Exercise: Exactly the lines from the one with "Reproduce this chart with matplotlib." through the one with "taper = 0.98" should be returned, both ends included and nothing else. Omit any pictures.

Entries with chart source code:
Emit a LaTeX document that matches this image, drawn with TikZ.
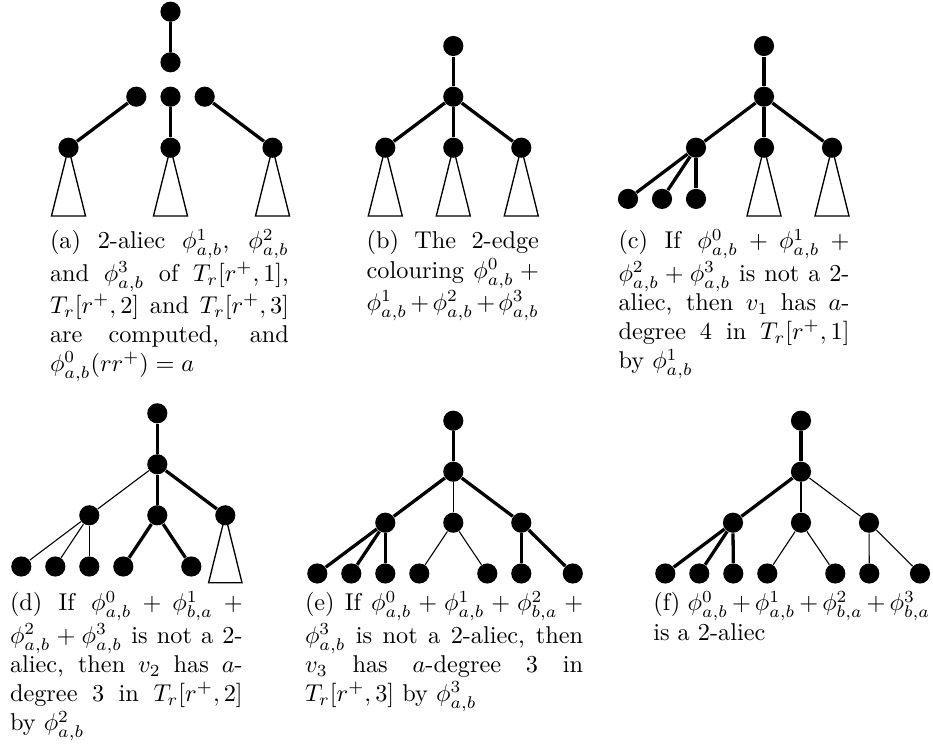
\documentclass[tikz,border=0pt]{standalone}
\usepackage{amsmath}
\tikzset{
  vtx/.style={circle,fill=black,draw=none,inner sep=0pt,minimum size=8.3pt},
  thk/.style={line width=1.35pt},
  thn/.style={line width=0.45pt},
  tri/.style={line width=0.55pt,line join=miter},
  capt/.style={anchor=base west,inner sep=0pt,outer sep=0pt,align=justify,font=\normalsize}
}
\begin{document}
\begin{tikzpicture}[x=0.41152pt,y=-0.41152pt]
\useasboundingbox (0,0) rectangle (933,747);

% ---------- (a) ----------
\draw[tri] (68.5,147.7) -- ++(-17,68.3) -- ++(34,0) -- cycle;
\draw[tri] (170.5,147.7) -- ++(-17,68.3) -- ++(34,0) -- cycle;
\draw[tri] (272.5,147.7) -- ++(-17,68.3) -- ++(34,0) -- cycle;
\node[vtx] (a0) at (170.5,11.7) {};
\node[vtx] (a1) at (170.5,62.3) {};
\node[vtx] (a2) at (136.3,96.7) {};
\node[vtx] (a3) at (170.5,96.7) {};
\node[vtx] (a4) at (204.7,96.7) {};
\node[vtx] (av1) at (68.5,147.7) {};
\node[vtx] (av2) at (170.5,147.7) {};
\node[vtx] (av3) at (272.5,147.7) {};
\draw[thk] (a0) -- (a1);
\draw[thk] (a2) -- (av1);
\draw[thk] (a3) -- (av2);
\draw[thk] (a4) -- (av3);

% ---------- (b) ----------
\draw[tri] (385.3,147.7) -- ++(-17,68.3) -- ++(34,0) -- cycle;
\draw[tri] (453.3,147.7) -- ++(-17,68.3) -- ++(34,0) -- cycle;
\draw[tri] (521.3,147.7) -- ++(-17,68.3) -- ++(34,0) -- cycle;
\node[vtx] (b0) at (453.3,46) {};
\node[vtx] (b1) at (453.3,96.7) {};
\node[vtx] (bv1) at (385.3,147.7) {};
\node[vtx] (bv2) at (453.3,147.7) {};
\node[vtx] (bv3) at (521.3,147.7) {};
\draw[thk] (b0) -- (b1);
\draw[thk] (b1) -- (bv1);
\draw[thk] (b1) -- (bv2);
\draw[thk] (b1) -- (bv3);

% ---------- (c) ----------
\draw[tri] (764,147.7) -- ++(-17,68.3) -- ++(34,0) -- cycle;
\draw[tri] (832,147.7) -- ++(-17,68.3) -- ++(34,0) -- cycle;
\node[vtx] (c0) at (764,46) {};
\node[vtx] (c1) at (764,96.7) {};
\node[vtx] (cv1) at (696,147.7) {};
\node[vtx] (cv2) at (764,147.7) {};
\node[vtx] (cv3) at (832,147.7) {};
\node[vtx] (cl1) at (628,198.9) {};
\node[vtx] (cl2) at (662,198.9) {};
\node[vtx] (cl3) at (696,198.9) {};
\draw[thk] (c0) -- (c1);
\draw[thk] (c1) -- (cv1);
\draw[thk] (c1) -- (cv2);
\draw[thk] (c1) -- (cv3);
\draw[thk] (cv1) -- (cl1);
\draw[thk] (cv1) -- (cl2);
\draw[thk] (cv1) -- (cl3);

% ---------- (d) ----------
\draw[tri] (225.3,515.3) -- ++(-16.7,67.4) -- ++(33.4,0) -- cycle;
\node[vtx] (d0) at (157.3,413.3) {};
\node[vtx] (d1) at (157.3,464.3) {};
\node[vtx] (dv1) at (89.3,515.3) {};
\node[vtx] (dv2) at (157.3,515.3) {};
\node[vtx] (dv3) at (225.3,515.3) {};
\node[vtx] (dl1) at (21.3,566.5) {};
\node[vtx] (dl2) at (55.3,566.5) {};
\node[vtx] (dl3) at (89.3,566.5) {};
\node[vtx] (dl4) at (123.3,566.5) {};
\node[vtx] (dl5) at (191.3,566.5) {};
\draw[thk] (d0) -- (d1);
\draw[thn] (d1) -- (dv1);
\draw[thk] (d1) -- (dv2);
\draw[thk] (d1) -- (dv3);
\draw[thn] (dv1) -- (dl1);
\draw[thn] (dv1) -- (dl2);
\draw[thn] (dv1) -- (dl3);
\draw[thk] (dv2) -- (dl4);
\draw[thk] (dv2) -- (dl5);

% ---------- (e) ----------
\node[vtx] (e0) at (453.3,420.7) {};
\node[vtx] (e1) at (453.3,471.7) {};
\node[vtx] (ev1) at (385.3,522.7) {};
\node[vtx] (ev2) at (453.3,522.7) {};
\node[vtx] (ev3) at (521.3,522.7) {};
\node[vtx] (el1) at (317.3,573.5) {};
\node[vtx] (el2) at (351.3,573.5) {};
\node[vtx] (el3) at (385.3,573.5) {};
\node[vtx] (el4) at (419.3,573.5) {};
\node[vtx] (el5) at (487.3,573.5) {};
\node[vtx] (el6) at (521.3,573.5) {};
\node[vtx] (el7) at (572.8,573.5) {};
\draw[thk] (e0) -- (e1);
\draw[thk] (e1) -- (ev1);
\draw[thn] (e1) -- (ev2);
\draw[thk] (e1) -- (ev3);
\draw[thk] (ev1) -- (el1);
\draw[thk] (ev1) -- (el2);
\draw[thk] (ev1) -- (el3);
\draw[thn] (ev2) -- (el4);
\draw[thn] (ev2) -- (el5);
\draw[thk] (ev3) -- (el6);
\draw[thk] (ev3) -- (el7);

% ---------- (f) ----------
\node[vtx] (f0) at (801,420.7) {};
\node[vtx] (f1) at (801,471.7) {};
\node[vtx] (fv1) at (733,522.7) {};
\node[vtx] (fv2) at (801,522.7) {};
\node[vtx] (fv3) at (869,522.7) {};
\node[vtx] (fl1) at (665.3,573.5) {};
\node[vtx] (fl2) at (699.3,573.5) {};
\node[vtx] (fl3) at (733.3,573.5) {};
\node[vtx] (fl4) at (767.3,573.5) {};
\node[vtx] (fl5) at (835.3,573.5) {};
\node[vtx] (fl6) at (869.3,573.5) {};
\node[vtx] (fl7) at (920,573.5) {};
\draw[thk] (f0) -- (f1);
\draw[thk] (f1) -- (fv1);
\draw[thn] (f1) -- (fv2);
\draw[thn] (f1) -- (fv3);
\draw[thk] (fv1) -- (fl1);
\draw[thk] (fv1) -- (fl2);
\draw[thk] (fv1) -- (fl3);
\draw[thn] (fv2) -- (fl4);
\draw[thn] (fv2) -- (fl5);
\draw[thn] (fv3) -- (fl6);
\draw[thn] (fv3) -- (fl7);

% ---------- captions ----------
\node[capt,text width=98.35pt] (capa) at (50,249) {(a) 2-aliec $\phi^1_{a,b}$, $\phi^2_{a,b}$\linebreak and $\phi^3_{a,b}$ of $T_r[r^+,1]$,\linebreak $T_r[r^+,2]$ and $T_r[r^+,3]$\linebreak are computed, and\linebreak $\phi^0_{a,b}(rr^+)=a$};
\node[capt,text width=70.9pt] (capb) at (366.7,249) {(b) The 2-edge\linebreak colouring $\phi^0_{a,b}+\linebreak\phi^1_{a,b}+\phi^2_{a,b}+\phi^3_{a,b}$};
\node[capt,text width=95.06pt] (capc) at (618.5,249) {(c) If $\phi^0_{a,b}+\phi^1_{a,b}+\linebreak\phi^2_{a,b}+\phi^3_{a,b}$ is not a 2-\linebreak aliec, then $v_1$ has $a$-\linebreak degree 4 in $T_r[r^+,1]$\linebreak by $\phi^1_{a,b}$};
\node[capt,text width=95.76pt] (capd) at (10,611) {(d) If $\phi^0_{a,b}+\phi^1_{b,a}+\linebreak\phi^2_{a,b}+\phi^3_{a,b}$ is not a 2-\linebreak aliec, then $v_2$ has $a$-\linebreak degree 3 in $T_r[r^+,2]$\linebreak by $\phi^2_{a,b}$};
\node[capt,text width=114.5pt] (cape) at (305,611) {(e) If $\phi^0_{a,b}+\phi^1_{a,b}+\phi^2_{b,a}+\linebreak\phi^3_{a,b}$ is not a 2-aliec, then\linebreak $v_3$ has $a$-degree 3 in\linebreak $T_r[r^+,3]$ by $\phi^3_{a,b}$};
\node[capt,text width=113.9pt] (capf) at (653.3,611) {(f) $\phi^0_{a,b}+\phi^1_{a,b}+\phi^2_{b,a}+\phi^3_{b,a}$\linebreak is a 2-aliec};
\end{tikzpicture}
\end{document}
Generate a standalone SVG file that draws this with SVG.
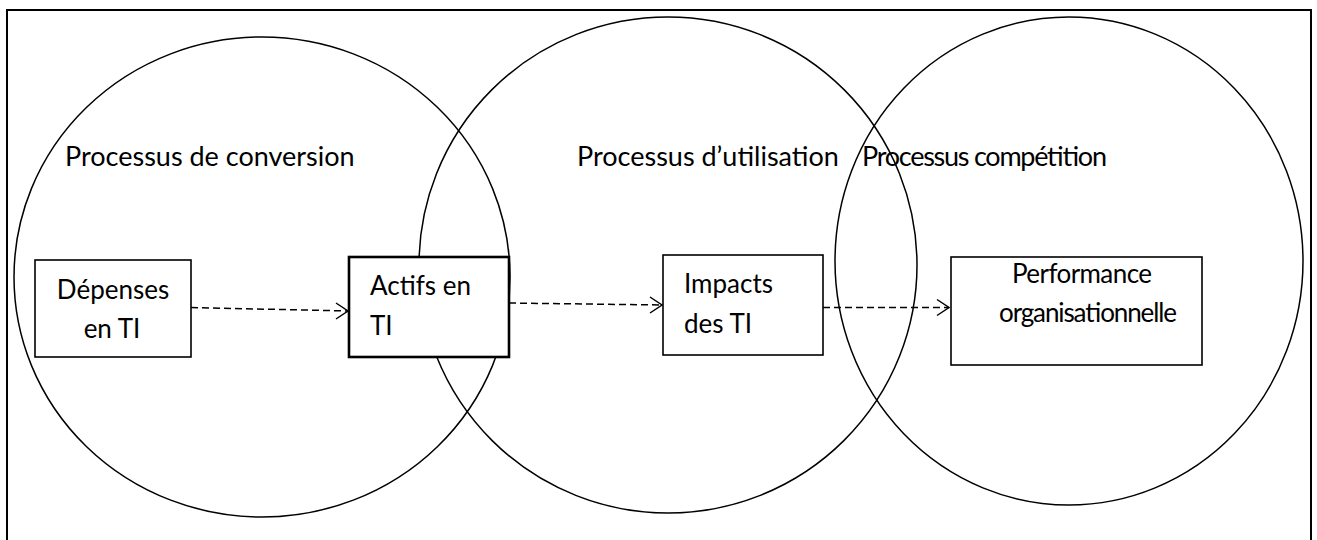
<svg xmlns="http://www.w3.org/2000/svg" width="1317" height="540" viewBox="0 0 1317 540">
  <style>
    .frame { fill: none; stroke: #000; stroke-width: 2; }
    .zone { fill: none; stroke: #000; stroke-width: 1.5; }
    .box { fill: #fff; stroke: #000; stroke-width: 1.6; }
    .box-strong { fill: #fff; stroke: #000; stroke-width: 2.6; }
    .flow { fill: none; stroke: #000; stroke-width: 1.5; stroke-dasharray: 7 4; }
    .head { fill: none; stroke: #000; stroke-width: 1.5; }
    text { font-family: Lato, "Open Sans", sans-serif; font-size: 26px; fill: #000; }
    .zone-label { font-size: 27px; }
  </style>

  <!-- outer frame -->
  <rect class="frame" x="7" y="10" width="1304" height="540"/>

  <!-- process zones -->
  <g id="zone-conversion">
    <ellipse class="zone" cx="262" cy="277" rx="248" ry="240"/>
    <text class="zone-label" x="65" y="166">Processus de conversion</text>
  </g>
  <g id="zone-utilisation">
    <ellipse class="zone" cx="668" cy="265" rx="249" ry="248"/>
    <text class="zone-label" x="577" y="166">Processus d’utilisation</text>
  </g>
  <g id="zone-competition">
    <ellipse class="zone" cx="1069" cy="261" rx="234" ry="244"/>
    <text class="zone-label" x="862" y="166" textLength="245">Processus compétition</text>
  </g>

  <!-- node boxes, white-filled so they sit over the zone outlines -->
  <g id="node-depenses">
    <rect class="box" x="35" y="260" width="156" height="97"/>
    <text x="113" y="299" text-anchor="middle">Dépenses</text>
    <text x="112" y="338" text-anchor="middle">en TI</text>
  </g>
  <g id="node-actifs">
    <rect class="box-strong" x="349" y="257" width="160" height="100"/>
    <text x="370" y="295">Actifs en</text>
    <text x="370" y="335">TI</text>
  </g>
  <g id="node-impacts">
    <rect class="box" x="663" y="255" width="160" height="100"/>
    <text x="684" y="293">Impacts</text>
    <text x="684" y="333">des TI</text>
  </g>
  <g id="node-performance">
    <rect class="box" x="951" y="257" width="251" height="108"/>
    <text x="1082" y="283" text-anchor="middle" textLength="140">Performance</text>
    <text x="1088" y="322" text-anchor="middle" textLength="178">organisationnelle</text>
  </g>

  <!-- dashed flow connectors with open arrowheads -->
  <g id="connectors">
    <line class="flow" x1="191" y1="307.5" x2="348" y2="311"/>
    <polyline class="head" points="336,303 348,311 336,319"/>
    <line class="flow" x1="509" y1="303" x2="662" y2="305"/>
    <polyline class="head" points="650,297 662,305 650,313"/>
    <line class="flow" x1="823" y1="307.5" x2="949" y2="307.5"/>
    <polyline class="head" points="937,299.5 949,307.5 937,315.5"/>
  </g>
</svg>
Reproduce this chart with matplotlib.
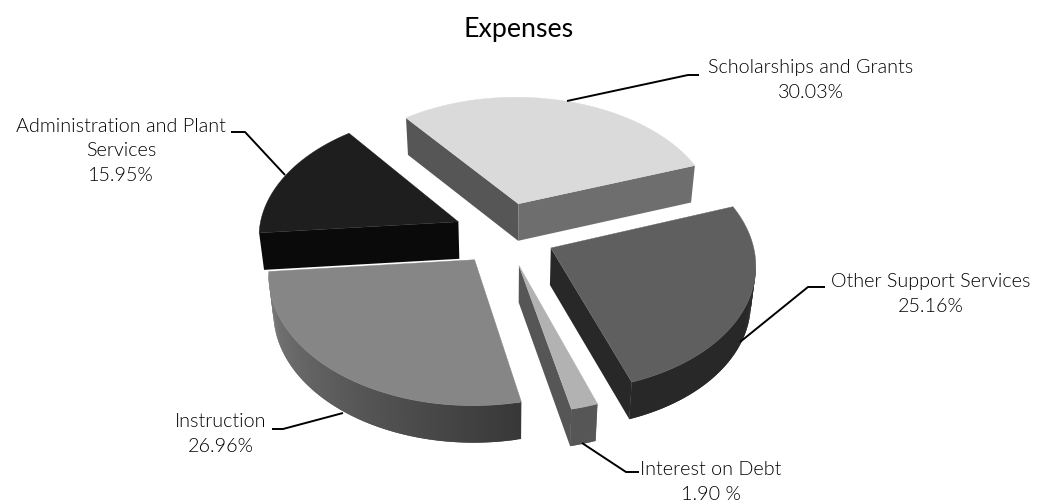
import numpy as np
import matplotlib
matplotlib.use("Agg")
import matplotlib.pyplot as plt
from matplotlib.patches import Polygon

plt.rcParams['font.family'] = ['Lato', 'DejaVu Sans']

# shares run clockwise from the right-hand edge of Scholarships and Grants
categories = ["Scholarships and Grants", "Other Support Services", "Interest on Debt",
              "Instruction", "Administration and Plant\nServices"]
values = [30.03, 25.16, 1.90, 26.96, 15.95]
pct_fmt = ["{:.2f}%", "{:.2f}%", "{:.2f} %", "{:.2f}%", "{:.2f}%"]

top_colors = ["#dadada", "#5f5f5f", "#b2b2b2", "#868686", "#1e1e1e"]
# side faces: first radial edge, last radial edge, rim start, rim end
side_colors = [("#565656", "#6e6e6e", "#6a6a6a", "#6a6a6a"),
               ("#282828", "#282828", "#282828", "#282828"),
               ("#4e4e4e", "#565656", "#4c4c4c", "#4c4c4c"),
               ("#3a3a3a", "#3a3a3a", "#383838", "#7c7c7c"),
               ("#0a0a0a", "#0a0a0a", "#101010", "#0a0a0a")]

# disc -> pixel projection, rim start angle, pull-out of the slices, extrusion
H = (204.367, -30.9459, -39.5149, -90.6909, 0.0422, 0.0995, 504.4456, 234.2198)
start_angle = -3.7878
explode = [0.2621, 0.2529, 0.2539, 0.2494, 0.2528]
depth = 37
center_x = 505
taper = 0.98

label_xy = [(811, 80), (931, 294), (711, 482), (221, 434), (121, 151)]
leaders = [[(567, 101), (688, 75), (699, 75)],
           [(740, 342), (808, 287), (825, 287)],
           [(582, 443), (626, 472), (639, 472)],
           [(343, 413), (283, 429), (272, 429)],
           [(285, 175), (245, 132), (231, 132)]]


def project(u, v):
    a, b, c, d, g, h, tx, ty = H
    w = 1 + g * u + h * v
    return (a * u + b * v + tx) / w, (c * u + d * v + ty) / w


def lower(pt):
    # bottom of the extruded slab, pulled in slightly towards the middle
    return (center_x + (pt[0] - center_x) * taper, pt[1] + depth)


def mix(c0, c1, t):
    a = np.array(matplotlib.colors.to_rgb(c0))
    b = np.array(matplotlib.colors.to_rgb(c1))
    return tuple(a + (b - a) * t)


def wall(ax, pts, color, z):
    outline = list(pts) + [lower(p) for p in reversed(pts)]
    ax.add_patch(Polygon(outline, closed=True, facecolor=color, edgecolor="none", zorder=z))


fig = plt.figure(figsize=(10.37, 5.04), dpi=100)
ax = fig.add_axes([0, 0, 1, 1])
ax.set_xlim(0, 1037)
ax.set_ylim(504, 0)
ax.axis("off")

sweeps = np.array(values) / sum(values) * 360
hi = start_angle + sweeps[0]
for i, sweep in enumerate(sweeps):
    lo = hi - sweep
    mid = np.radians((hi + lo) / 2)
    cu, cv = explode[i] * np.cos(mid), explode[i] * np.sin(mid)
    theta = np.radians(np.linspace(hi, lo, 90))
    rim = [project(cu + np.cos(t), cv + np.sin(t)) for t in theta]
    tip = project(cu, cv)
    z = 2 + i

    # the outline runs clockwise on screen, so an edge heading left faces the viewer
    first_face, last_face, rim_start, rim_end = side_colors[i]
    if rim[0][0] < tip[0]:
        wall(ax, [tip, rim[0]], first_face, z)
    if tip[0] < rim[-1][0]:
        wall(ax, [rim[-1], tip], last_face, z)
    front = [k for k in range(len(rim) - 1) if rim[k + 1][0] < rim[k][0]]
    for n, k in enumerate(front):
        # each strip runs one step past the next so no seams show
        last = front[-1] + 2
        wall(ax, rim[k:min(k + 3, last)], mix(rim_start, rim_end, n / max(len(front) - 1, 1)), z)
    ax.add_patch(Polygon([tip] + rim, closed=True, facecolor=top_colors[i],
                         edgecolor=top_colors[i], linewidth=0.3, zorder=z + 0.5))

    ax.plot(*zip(*leaders[i]), color="black", linewidth=1.4, zorder=10,
            solid_capstyle="butt", solid_joinstyle="round")
    ax.text(label_xy[i][0], label_xy[i][1], categories[i] + "\n" + pct_fmt[i].format(values[i]),
            ha="center", va="center", fontsize=14.2, fontweight=300, color="black",
            linespacing=1.52, zorder=11)
    hi = lo

ax.text(519, 29, "Expenses", ha="center", va="center", fontsize=19.3, color="black")

fig.savefig("out.png", dpi=100)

Response:
Reproduce this chart with matplotlib.
import numpy as np
import matplotlib
matplotlib.use("Agg")
import matplotlib.pyplot as plt
from matplotlib.patches import Polygon

plt.rcParams['font.family'] = ['Lato', 'DejaVu Sans']

# shares run clockwise from the right-hand edge of Scholarships and Grants
categories = ["Scholarships and Grants", "Other Support Services", "Interest on Debt",
              "Instruction", "Administration and Plant\nServices"]
values = [30.03, 25.16, 1.90, 26.96, 15.95]
pct_fmt = ["{:.2f}%", "{:.2f}%", "{:.2f} %", "{:.2f}%", "{:.2f}%"]

top_colors = ["#dadada", "#5f5f5f", "#b2b2b2", "#868686", "#1e1e1e"]
# side faces: first radial edge, last radial edge, rim start, rim end
side_colors = [("#565656", "#6e6e6e", "#6a6a6a", "#6a6a6a"),
               ("#282828", "#282828", "#282828", "#282828"),
               ("#4e4e4e", "#565656", "#4c4c4c", "#4c4c4c"),
               ("#3a3a3a", "#3a3a3a", "#383838", "#7c7c7c"),
               ("#0a0a0a", "#0a0a0a", "#101010", "#0a0a0a")]

# disc -> pixel projection, rim start angle, pull-out of the slices, extrusion
H = (204.367, -30.9459, -39.5149, -90.6909, 0.0422, 0.0995, 504.4456, 234.2198)
start_angle = -3.7878
explode = [0.2621, 0.2529, 0.2539, 0.2494, 0.2528]
depth = 37
center_x = 505
taper = 0.98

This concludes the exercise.